Empirically, the worst-off white workers in the U.S. are in
the South, the most racist part of the country. U.S. white
workers are worse off than Canadian workers. North
American workers are worse off than Western European
workers. So to focus only on the relative privileges of the
white workers is to miss the most important effect of white
supremacy.
Our analysis of the effects of white supremacy affects our
strategy to overcome it. The fight against racism would be
very difficult if the main effect of racism is to make
life easier for the white workers. How are we to persuade
the white workers to give up those privileges? The only
possible appeal is a moral one, appealing to their sense
of guilt (if any) and to the values of democracy and religion.
This is a tough row to hoe. The implications are
authoritarian - that the white workers may have to be
forced
to give up their privileges. Otherwise, how will they be
gotten to give up the benefits they provide for their
families? Those who invented this theory (Noel Ignatiev and
the Sojourner Truth Organization) were Maoists at the time
(that is, a variety of Stalinist). They had no problem in
advocating a revolutionary dictatorship over the white
majority of North America. However, this strategy does not
fit in with anarchism.
An anti-racist appeal is easier (if still hard) if it is in the
self-interest of the white workers.

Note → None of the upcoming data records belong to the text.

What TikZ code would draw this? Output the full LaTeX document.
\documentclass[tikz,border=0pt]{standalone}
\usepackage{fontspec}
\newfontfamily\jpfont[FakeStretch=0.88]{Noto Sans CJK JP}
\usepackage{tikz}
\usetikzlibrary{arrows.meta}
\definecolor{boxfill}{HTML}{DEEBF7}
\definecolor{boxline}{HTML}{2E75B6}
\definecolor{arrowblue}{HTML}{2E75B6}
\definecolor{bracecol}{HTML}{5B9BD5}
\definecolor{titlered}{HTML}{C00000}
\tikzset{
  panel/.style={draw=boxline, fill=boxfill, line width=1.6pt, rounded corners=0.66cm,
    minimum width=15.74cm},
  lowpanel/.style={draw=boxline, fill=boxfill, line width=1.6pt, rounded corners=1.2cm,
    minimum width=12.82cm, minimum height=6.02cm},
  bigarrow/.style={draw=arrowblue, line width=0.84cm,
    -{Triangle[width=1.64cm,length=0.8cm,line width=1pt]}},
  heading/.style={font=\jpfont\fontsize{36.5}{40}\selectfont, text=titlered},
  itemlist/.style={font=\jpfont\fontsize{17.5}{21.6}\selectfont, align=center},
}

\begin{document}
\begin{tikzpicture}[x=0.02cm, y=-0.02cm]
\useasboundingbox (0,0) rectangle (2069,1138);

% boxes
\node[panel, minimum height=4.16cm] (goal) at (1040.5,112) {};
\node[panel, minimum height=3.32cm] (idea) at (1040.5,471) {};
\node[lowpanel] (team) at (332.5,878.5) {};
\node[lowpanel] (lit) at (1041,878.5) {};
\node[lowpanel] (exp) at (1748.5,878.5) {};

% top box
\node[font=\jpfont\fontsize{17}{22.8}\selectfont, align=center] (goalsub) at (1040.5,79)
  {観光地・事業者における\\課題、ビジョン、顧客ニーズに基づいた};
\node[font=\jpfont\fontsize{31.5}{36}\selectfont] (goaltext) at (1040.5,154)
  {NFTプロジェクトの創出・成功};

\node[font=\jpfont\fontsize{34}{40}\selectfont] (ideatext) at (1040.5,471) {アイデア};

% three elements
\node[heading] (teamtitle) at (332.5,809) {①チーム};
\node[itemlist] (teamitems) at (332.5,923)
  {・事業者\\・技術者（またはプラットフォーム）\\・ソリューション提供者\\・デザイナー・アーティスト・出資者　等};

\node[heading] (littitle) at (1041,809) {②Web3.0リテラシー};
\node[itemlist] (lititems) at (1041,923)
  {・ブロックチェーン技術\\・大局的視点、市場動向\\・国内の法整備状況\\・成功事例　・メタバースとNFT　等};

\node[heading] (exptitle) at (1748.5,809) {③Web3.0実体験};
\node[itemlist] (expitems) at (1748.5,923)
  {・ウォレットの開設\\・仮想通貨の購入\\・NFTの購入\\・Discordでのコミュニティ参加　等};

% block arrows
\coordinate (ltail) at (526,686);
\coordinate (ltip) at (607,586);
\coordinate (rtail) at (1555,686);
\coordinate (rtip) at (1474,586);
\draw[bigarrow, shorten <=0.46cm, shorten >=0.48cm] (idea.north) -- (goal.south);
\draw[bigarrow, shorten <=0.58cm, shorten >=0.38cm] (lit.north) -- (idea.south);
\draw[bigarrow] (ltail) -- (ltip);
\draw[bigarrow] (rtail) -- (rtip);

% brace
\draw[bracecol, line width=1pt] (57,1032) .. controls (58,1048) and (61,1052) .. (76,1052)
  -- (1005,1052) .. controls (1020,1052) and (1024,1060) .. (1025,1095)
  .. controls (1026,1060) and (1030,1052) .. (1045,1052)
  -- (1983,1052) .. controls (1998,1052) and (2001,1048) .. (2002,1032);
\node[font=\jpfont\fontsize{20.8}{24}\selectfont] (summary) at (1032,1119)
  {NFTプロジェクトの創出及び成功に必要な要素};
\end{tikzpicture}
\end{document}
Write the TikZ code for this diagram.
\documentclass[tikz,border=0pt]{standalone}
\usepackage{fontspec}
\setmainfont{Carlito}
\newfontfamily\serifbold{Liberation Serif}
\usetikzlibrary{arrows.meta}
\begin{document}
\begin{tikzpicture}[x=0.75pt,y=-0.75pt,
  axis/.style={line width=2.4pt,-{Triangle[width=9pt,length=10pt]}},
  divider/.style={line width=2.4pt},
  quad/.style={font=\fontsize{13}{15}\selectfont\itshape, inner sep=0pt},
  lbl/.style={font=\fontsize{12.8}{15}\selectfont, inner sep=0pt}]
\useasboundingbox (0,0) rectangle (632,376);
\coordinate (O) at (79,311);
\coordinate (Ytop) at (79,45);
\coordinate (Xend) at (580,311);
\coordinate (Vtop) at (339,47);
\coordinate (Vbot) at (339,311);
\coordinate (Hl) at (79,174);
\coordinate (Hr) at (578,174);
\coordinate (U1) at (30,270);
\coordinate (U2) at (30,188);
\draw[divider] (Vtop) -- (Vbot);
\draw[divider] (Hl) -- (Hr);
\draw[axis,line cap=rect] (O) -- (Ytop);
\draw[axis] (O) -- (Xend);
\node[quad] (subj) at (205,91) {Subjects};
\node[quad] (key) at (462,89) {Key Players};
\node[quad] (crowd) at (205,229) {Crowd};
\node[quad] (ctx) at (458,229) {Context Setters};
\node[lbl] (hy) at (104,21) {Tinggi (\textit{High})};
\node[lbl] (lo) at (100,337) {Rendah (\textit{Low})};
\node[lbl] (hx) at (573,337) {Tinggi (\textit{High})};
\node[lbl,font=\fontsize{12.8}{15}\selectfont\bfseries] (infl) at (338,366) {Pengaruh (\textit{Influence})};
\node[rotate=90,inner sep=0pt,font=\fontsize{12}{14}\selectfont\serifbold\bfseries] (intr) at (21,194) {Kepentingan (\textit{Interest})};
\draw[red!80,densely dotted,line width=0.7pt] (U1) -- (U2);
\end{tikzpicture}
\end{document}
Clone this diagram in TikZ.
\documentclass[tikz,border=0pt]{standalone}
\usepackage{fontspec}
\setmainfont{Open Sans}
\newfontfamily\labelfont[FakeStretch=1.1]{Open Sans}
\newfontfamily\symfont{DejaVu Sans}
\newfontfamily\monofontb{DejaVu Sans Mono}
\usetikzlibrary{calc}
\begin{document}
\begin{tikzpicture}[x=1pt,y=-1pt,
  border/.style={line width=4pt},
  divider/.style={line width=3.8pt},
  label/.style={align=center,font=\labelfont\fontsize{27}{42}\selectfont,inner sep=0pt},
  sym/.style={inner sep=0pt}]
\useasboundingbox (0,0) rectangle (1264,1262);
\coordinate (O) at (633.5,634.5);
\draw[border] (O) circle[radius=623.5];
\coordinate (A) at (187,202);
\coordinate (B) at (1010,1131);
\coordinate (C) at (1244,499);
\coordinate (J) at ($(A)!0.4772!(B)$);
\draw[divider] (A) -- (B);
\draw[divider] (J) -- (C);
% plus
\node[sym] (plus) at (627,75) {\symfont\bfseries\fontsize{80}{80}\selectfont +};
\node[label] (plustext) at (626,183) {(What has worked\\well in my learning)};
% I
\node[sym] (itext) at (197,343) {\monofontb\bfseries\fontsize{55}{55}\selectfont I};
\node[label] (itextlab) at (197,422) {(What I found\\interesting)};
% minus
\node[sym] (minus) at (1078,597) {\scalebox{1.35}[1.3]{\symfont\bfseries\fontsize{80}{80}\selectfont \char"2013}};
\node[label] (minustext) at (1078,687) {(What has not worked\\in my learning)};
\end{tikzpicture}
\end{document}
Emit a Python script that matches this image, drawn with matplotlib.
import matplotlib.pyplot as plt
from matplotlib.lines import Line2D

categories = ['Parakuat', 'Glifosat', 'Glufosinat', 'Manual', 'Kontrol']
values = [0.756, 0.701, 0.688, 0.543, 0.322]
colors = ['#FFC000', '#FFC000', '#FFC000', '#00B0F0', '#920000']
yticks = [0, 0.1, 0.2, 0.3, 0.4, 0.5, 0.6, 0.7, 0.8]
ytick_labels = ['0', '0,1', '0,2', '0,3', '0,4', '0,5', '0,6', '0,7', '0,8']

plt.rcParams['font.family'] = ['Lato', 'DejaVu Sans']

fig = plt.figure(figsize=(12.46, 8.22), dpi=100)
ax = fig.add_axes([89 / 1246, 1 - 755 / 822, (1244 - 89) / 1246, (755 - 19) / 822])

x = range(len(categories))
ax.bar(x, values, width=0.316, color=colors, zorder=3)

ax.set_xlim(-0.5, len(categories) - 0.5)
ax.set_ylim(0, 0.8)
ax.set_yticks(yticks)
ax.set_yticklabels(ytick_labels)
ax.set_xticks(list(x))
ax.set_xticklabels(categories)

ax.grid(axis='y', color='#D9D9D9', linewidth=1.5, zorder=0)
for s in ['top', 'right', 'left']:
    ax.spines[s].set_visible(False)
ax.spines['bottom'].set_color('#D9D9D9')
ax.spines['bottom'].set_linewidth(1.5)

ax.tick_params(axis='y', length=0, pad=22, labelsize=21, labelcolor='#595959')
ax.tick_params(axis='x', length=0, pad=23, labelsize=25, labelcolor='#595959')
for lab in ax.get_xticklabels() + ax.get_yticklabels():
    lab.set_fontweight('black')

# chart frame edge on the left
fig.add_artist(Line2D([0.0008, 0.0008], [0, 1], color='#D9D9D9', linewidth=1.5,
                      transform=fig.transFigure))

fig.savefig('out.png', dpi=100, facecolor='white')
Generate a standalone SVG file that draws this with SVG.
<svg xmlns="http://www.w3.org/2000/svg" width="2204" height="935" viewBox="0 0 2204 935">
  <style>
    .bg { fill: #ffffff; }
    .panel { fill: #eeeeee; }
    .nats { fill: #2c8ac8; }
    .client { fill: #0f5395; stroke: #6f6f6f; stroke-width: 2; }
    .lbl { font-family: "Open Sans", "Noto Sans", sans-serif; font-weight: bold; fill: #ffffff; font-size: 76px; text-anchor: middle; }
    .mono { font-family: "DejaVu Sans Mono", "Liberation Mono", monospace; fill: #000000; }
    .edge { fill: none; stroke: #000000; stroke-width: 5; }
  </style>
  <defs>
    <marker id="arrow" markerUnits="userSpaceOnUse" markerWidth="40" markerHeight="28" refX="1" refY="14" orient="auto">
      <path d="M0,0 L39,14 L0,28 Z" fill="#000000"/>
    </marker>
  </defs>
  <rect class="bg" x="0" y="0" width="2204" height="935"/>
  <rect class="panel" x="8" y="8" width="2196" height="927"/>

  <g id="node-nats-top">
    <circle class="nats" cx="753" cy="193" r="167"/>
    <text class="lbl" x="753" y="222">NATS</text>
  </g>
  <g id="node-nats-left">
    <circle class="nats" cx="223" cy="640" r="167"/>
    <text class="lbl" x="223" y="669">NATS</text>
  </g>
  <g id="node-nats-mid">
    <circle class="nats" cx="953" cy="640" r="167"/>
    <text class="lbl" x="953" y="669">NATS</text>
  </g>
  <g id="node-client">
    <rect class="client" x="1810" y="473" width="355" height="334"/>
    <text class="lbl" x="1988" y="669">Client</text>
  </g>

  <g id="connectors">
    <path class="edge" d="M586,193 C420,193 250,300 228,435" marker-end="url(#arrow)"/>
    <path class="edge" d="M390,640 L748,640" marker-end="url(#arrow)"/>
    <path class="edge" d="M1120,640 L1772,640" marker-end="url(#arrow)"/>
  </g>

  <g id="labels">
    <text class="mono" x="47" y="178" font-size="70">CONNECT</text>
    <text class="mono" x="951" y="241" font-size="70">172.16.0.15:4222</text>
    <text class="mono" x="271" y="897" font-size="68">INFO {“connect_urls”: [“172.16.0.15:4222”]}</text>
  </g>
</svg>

Morality always goes
further when it is merged with self-interest. A
libertarian-democratic society is possible today because
there is a working class in whose interest it is to overthrow
all forms of oppression and to create a free,
humanistic, and cooperative world.
The possibility of a more holistic approach is suggested in
the BTR's section on feminism. Logically, feminism does
not fit in with a sole focus on overthrowing racism.
But, for reasons which can be guessed at, the document
calls for "feminist political work...that connect[s] struggles
against sexism with struggles against white
supremacy". Why not union work which connects struggles
against sexism with struggles against white supremacy and
against capitalism? Why not struggles against white
supremacy which connect with struggles against sexism? A
holistic class struggle approach would attempt to integrate
all struggles against oppression with the overall
struggle against racist-patriarchal capitalism and its state.